SKLT officials said the property provides many public benefits, including protection of a drinking-water recharge area, wildlife habitat, wetlands protection, and, soon, public access trails. These benefits are magnified as the property is located between four existing open space areas that have a combined 167 acres of protected land: two Audubon Society of Rhode Island parcels, a Rhode Island Department of Environmental Management (DEM) parcel, and the town’s Tuckertown Park. Across the road to the north is the Boy Scout’s Camp Aquapaug, and an additional 193 acres.

The newly acquired 43 acres contains mixed hardwood forest, a wetlands stream, important farmland soils, and scenic views along two roadways. Alewife Brook, flowing from Tucker Pond to Worden Pond, forms the property’s southern boundary.
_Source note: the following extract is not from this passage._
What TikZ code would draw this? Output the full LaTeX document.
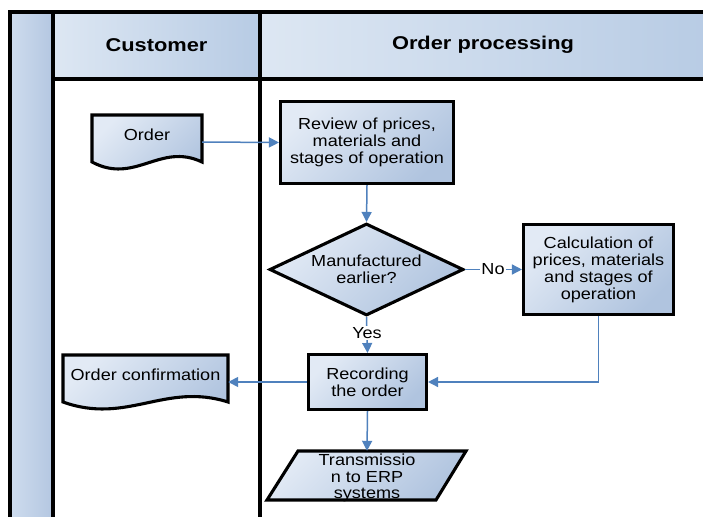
\documentclass[tikz,border=0pt]{standalone}
\usepackage{fontspec}
\setmainfont{Liberation Sans}[FakeStretch=1.13]
\newfontfamily\headfont{Liberation Sans}[FakeStretch=1.18]
\usetikzlibrary{shapes.geometric,arrows.meta,calc}

\definecolor{lite}{RGB}{226,234,245}
\definecolor{deep}{RGB}{176,196,223}
\definecolor{hlite}{RGB}{221,231,243}
\definecolor{hdeep}{RGB}{183,203,228}
\definecolor{slite}{RGB}{206,220,238}
\definecolor{sdeep}{RGB}{180,199,225}
\definecolor{flow}{RGB}{79,129,189}

\begin{document}
\begin{tikzpicture}[x=1pt,y=-1pt,
  frame/.style={line width=3.2pt, black, line cap=rect},
  shapefill/.style={top color=lite, bottom color=deep, shading angle=45},
  outline/.style={line width=3.1pt, black, line join=miter},
  txt/.style={font=\fontsize{16}{17}\selectfont, align=center, inner sep=0pt},
  box/.style={shapefill, outline, draw, txt},
  flowline/.style={draw=flow, line width=1.5pt, -{Triangle[length=10pt,width=10pt]}},
  tag/.style={txt, fill=white, inner sep=1.5pt},
  headtxt/.style={font=\headfont\fontsize{18.5}{20}\selectfont\bfseries, inner sep=0pt}
]
\useasboundingbox (0,0) rectangle (703,516);
\clip (0,0) rectangle (703,516);
\fill[white] (0,0) rectangle (703,516);

% swimlane frame
\shade[left color=slite, right color=sdeep] (10,12) rectangle (53,530);
\shade[left color=hlite, right color=hdeep] (53,12) rectangle (262,79);
\shade[left color=hlite, right color=hdeep] (260,12) rectangle (720,79);
\draw[frame] (10,530) -- (10,12) -- (720,12);
\draw[frame] (53,12) -- (53,530);
\draw[frame] (53,79) -- (720,79);
\draw[frame] (260,12) -- (260,530);
\node[headtxt] (hcust) at (156.5,45) {Customer};
\node[headtxt] (hproc) at (483,45) {Order processing};

% incoming order document
\path[shapefill] (92,115) -- (202,115) -- (202,162)
  .. controls (160,142) and (135,185) .. (92,162) -- cycle;
\draw[outline] (92,115) -- (202,115) -- (202,162)
  .. controls (160,142) and (135,185) .. (92,162) -- cycle;
\node[minimum width=110, minimum height=54, inner sep=0pt] (order) at (147,142) {};
\node[txt] (ordertxt) at (147,135) {Order};

% order confirmation document
\path[shapefill] (63,355) -- (228,355) -- (228,402)
  .. controls (165,382) and (127,425) .. (63,402) -- cycle;
\draw[outline] (63,355) -- (228,355) -- (228,402)
  .. controls (165,382) and (127,425) .. (63,402) -- cycle;
\node[minimum width=165, minimum height=54, inner sep=0pt] (conf) at (145.5,382) {};
\node[txt] (conftxt) at (145.5,375) {Order confirmation};

% process steps
\node[box, minimum width=173, minimum height=82] (review) at (367,142.5)
  {Review of prices,\\materials and\\stages of operation};
\node[box, diamond, aspect=2.1, minimum width=194, minimum height=92] (dec) at (366.5,269.5)
  {Manufactured\\earlier?};
\node[box, minimum width=150, minimum height=90] (calc) at (598.5,269.5)
  {Calculation of\\prices, materials\\and stages of\\operation};
\node[box, minimum width=118, minimum height=55] (rec) at (367.5,382)
  {Recording\\the order};

% data output parallelogram
\path[shapefill] (298,451) -- (466,451) -- (436,500) -- (267,500) -- cycle;
\node[minimum width=140, minimum height=49, inner sep=0pt] (trans) at (367,475.5) {};
\node[txt, font=\fontsize{16}{16.5}\selectfont] (transtxt) at (367,478)
  {Transmissio\\n to ERP\\systems};
\draw[outline] (298,451) -- (466,451) -- (436,500) -- (267,500) -- cycle;

% connectors
\draw[flowline] (order.east) -- (review.west);
\draw[flowline] (review.south) -- (dec.north);
\draw[flowline] (dec.east) -- (calc.west);
\node[tag] (no) at (493,269.5) {No};
\draw[flowline] (dec.south) -- (rec.north);
\node[tag] (yes) at (367,333) {Yes};
\draw[flowline] (calc.south) |- (rec.east);
\draw[flowline] (rec.west) -- (conf.east);
\draw[flowline] (rec.south) -- (trans.north);
\end{tikzpicture}
\end{document}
The understory includes high-bush and low-bush blueberry, mountain laurel thickets, immature American holly, sheep laurel, larch, and greenbrier. The forest canopy is a mixed hardwood forest common in southern Rhode Island, including scarlet, black and white oak, red maple, white and pitch pine, hickory, beech, and gray birch. There is little evidence of invasive plants. On the gentle slope toward Alewife Brook are dense thickets of mountain laurel, sweet pepperbush, red maple, and alder.

In March 2018, SKLT reached an agreement with the Boy Scouts to buy the property. Partial funding was awarded to the project by DEM, with money from the 2012 open space bond fund. The South Kingstown Town Council voted additional support for the project in summer 2018.

In January 2019, SKLT received a grant from the Bafflin Foundation, and in March it received additional grant money from The Nature Conservancy and Champlin Foundation, to complete the funding.

SKLT has developed a management plan for the property and will start planning a trail system, including a parking area and informational kiosk.